▶ _Instruction_: Quote the data exactly, first line to the line containing "cm] (shadow\x-\y-\k) at", with no pictures.

-- Exercise materials start --

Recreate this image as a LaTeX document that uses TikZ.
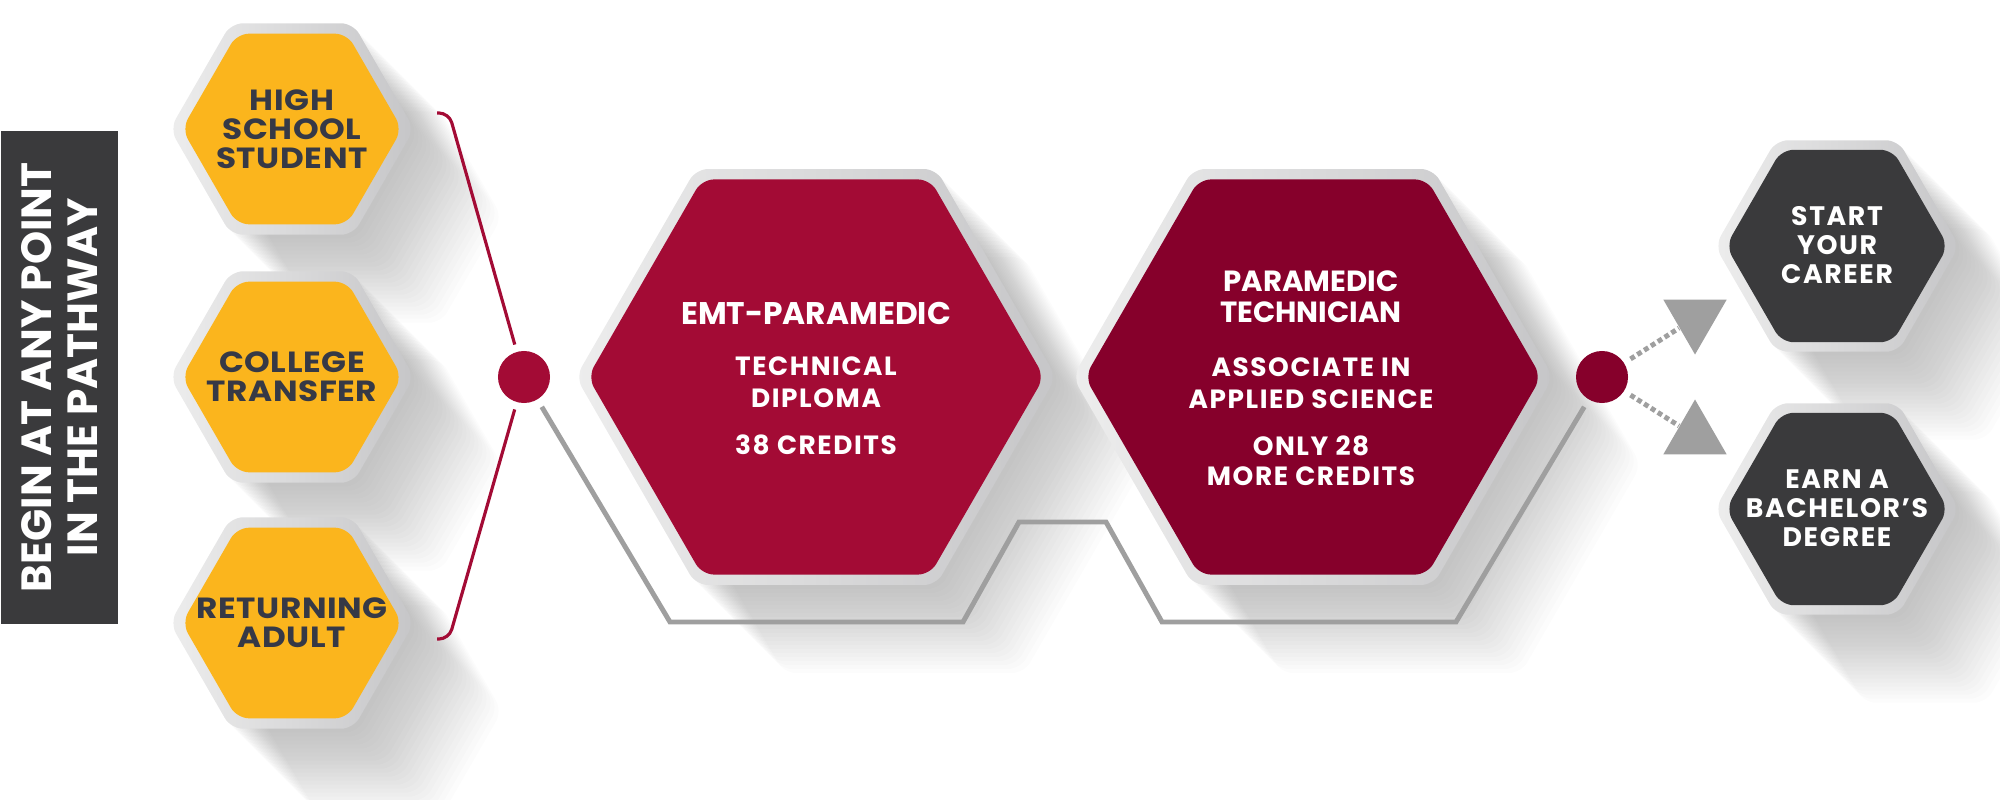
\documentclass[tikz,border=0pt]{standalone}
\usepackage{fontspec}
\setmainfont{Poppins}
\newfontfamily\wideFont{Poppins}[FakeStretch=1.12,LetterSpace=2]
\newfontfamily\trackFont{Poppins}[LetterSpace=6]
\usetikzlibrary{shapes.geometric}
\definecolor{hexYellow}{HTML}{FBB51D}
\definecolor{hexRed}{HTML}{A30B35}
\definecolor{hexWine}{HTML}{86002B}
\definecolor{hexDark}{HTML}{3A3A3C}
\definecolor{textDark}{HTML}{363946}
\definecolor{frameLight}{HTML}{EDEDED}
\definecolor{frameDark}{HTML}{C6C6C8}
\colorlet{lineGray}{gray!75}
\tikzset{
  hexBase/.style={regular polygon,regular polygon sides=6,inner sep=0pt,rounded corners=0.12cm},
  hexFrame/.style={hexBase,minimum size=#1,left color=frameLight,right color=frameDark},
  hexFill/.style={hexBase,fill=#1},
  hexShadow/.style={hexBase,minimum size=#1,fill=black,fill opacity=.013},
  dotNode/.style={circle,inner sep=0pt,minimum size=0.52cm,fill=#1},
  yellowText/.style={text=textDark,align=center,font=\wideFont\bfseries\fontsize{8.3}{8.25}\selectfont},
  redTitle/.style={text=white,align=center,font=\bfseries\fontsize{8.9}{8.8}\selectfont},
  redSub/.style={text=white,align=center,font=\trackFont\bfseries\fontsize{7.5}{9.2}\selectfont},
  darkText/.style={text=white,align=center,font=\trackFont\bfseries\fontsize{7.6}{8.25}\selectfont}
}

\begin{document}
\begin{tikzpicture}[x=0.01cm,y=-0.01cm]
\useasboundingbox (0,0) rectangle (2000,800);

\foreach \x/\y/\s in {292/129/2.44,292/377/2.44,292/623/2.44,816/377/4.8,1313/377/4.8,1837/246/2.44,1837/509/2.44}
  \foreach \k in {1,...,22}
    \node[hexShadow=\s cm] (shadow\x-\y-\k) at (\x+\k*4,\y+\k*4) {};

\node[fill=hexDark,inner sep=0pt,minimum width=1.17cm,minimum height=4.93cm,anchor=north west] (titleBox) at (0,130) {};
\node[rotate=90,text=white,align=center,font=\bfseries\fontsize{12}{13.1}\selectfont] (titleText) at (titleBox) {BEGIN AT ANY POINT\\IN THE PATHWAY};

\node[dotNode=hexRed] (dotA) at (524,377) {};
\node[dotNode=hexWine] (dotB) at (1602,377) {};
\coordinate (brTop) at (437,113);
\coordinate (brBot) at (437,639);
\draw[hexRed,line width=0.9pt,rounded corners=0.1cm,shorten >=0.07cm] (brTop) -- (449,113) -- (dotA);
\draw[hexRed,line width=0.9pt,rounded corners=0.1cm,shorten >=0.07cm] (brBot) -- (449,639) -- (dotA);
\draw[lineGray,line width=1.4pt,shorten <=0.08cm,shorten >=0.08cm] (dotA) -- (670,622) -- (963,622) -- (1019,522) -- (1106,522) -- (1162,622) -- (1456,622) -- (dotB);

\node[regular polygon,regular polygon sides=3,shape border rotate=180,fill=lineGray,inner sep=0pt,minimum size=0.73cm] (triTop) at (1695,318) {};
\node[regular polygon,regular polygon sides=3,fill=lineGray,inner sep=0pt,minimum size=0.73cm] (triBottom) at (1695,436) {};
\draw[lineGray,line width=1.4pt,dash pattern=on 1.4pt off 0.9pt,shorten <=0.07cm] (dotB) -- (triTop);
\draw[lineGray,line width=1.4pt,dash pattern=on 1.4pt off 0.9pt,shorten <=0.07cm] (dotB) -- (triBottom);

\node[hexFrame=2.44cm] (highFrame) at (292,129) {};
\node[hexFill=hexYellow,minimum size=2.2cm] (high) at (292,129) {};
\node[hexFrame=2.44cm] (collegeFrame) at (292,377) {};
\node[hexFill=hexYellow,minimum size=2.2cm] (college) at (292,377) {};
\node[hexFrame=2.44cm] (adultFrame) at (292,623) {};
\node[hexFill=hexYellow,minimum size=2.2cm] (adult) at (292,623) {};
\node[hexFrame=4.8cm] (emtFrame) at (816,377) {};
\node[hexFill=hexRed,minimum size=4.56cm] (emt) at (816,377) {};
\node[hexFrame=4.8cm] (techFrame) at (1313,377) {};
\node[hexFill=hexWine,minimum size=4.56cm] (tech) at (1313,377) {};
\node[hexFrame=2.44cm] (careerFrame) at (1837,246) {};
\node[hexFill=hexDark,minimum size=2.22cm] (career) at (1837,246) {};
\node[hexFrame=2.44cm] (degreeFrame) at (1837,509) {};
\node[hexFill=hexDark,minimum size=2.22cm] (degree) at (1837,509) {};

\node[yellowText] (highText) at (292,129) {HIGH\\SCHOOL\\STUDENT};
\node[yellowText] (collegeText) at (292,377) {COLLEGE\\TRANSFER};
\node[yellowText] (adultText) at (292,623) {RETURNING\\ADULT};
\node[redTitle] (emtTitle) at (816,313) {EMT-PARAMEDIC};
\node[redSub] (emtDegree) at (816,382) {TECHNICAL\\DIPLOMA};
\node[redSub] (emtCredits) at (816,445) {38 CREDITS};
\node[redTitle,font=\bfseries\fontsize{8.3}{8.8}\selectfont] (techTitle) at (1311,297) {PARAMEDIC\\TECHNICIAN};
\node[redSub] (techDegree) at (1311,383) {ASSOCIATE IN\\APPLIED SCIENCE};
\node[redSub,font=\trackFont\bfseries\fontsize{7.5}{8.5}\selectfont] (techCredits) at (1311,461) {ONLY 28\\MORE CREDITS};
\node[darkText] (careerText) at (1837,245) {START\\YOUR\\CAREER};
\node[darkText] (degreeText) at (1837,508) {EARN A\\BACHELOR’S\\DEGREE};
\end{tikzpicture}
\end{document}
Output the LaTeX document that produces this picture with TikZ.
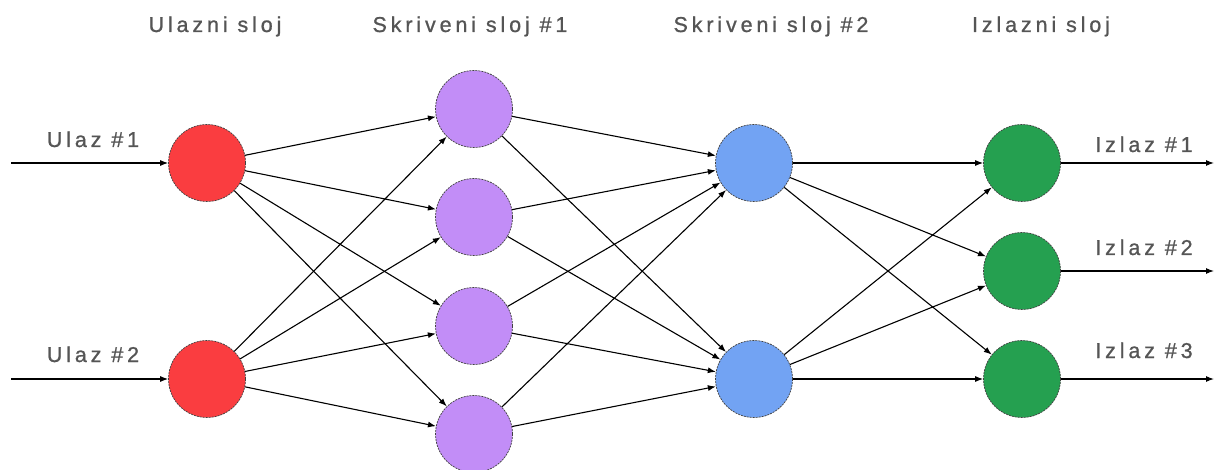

-- Exercise materials end --

▶ _Exercise solution_:
Recreate this image as a LaTeX document that uses TikZ.
\documentclass[tikz,border=0pt]{standalone}
\usepackage{fontspec}
\setmainfont{Poppins}
\newfontfamily\wideFont{Poppins}[FakeStretch=1.12,LetterSpace=2]
\newfontfamily\trackFont{Poppins}[LetterSpace=6]
\usetikzlibrary{shapes.geometric}
\definecolor{hexYellow}{HTML}{FBB51D}
\definecolor{hexRed}{HTML}{A30B35}
\definecolor{hexWine}{HTML}{86002B}
\definecolor{hexDark}{HTML}{3A3A3C}
\definecolor{textDark}{HTML}{363946}
\definecolor{frameLight}{HTML}{EDEDED}
\definecolor{frameDark}{HTML}{C6C6C8}
\colorlet{lineGray}{gray!75}
\tikzset{
  hexBase/.style={regular polygon,regular polygon sides=6,inner sep=0pt,rounded corners=0.12cm},
  hexFrame/.style={hexBase,minimum size=#1,left color=frameLight,right color=frameDark},
  hexFill/.style={hexBase,fill=#1},
  hexShadow/.style={hexBase,minimum size=#1,fill=black,fill opacity=.013},
  dotNode/.style={circle,inner sep=0pt,minimum size=0.52cm,fill=#1},
  yellowText/.style={text=textDark,align=center,font=\wideFont\bfseries\fontsize{8.3}{8.25}\selectfont},
  redTitle/.style={text=white,align=center,font=\bfseries\fontsize{8.9}{8.8}\selectfont},
  redSub/.style={text=white,align=center,font=\trackFont\bfseries\fontsize{7.5}{9.2}\selectfont},
  darkText/.style={text=white,align=center,font=\trackFont\bfseries\fontsize{7.6}{8.25}\selectfont}
}

\begin{document}
\begin{tikzpicture}[x=0.01cm,y=-0.01cm]
\useasboundingbox (0,0) rectangle (2000,800);

\foreach \x/\y/\s in {292/129/2.44,292/377/2.44,292/623/2.44,816/377/4.8,1313/377/4.8,1837/246/2.44,1837/509/2.44}
  \foreach \k in {1,...,22}
    \node[hexShadow=\s cm] (shadow\x-\y-\k) at (\x+\k*4,\y+\k*4) {};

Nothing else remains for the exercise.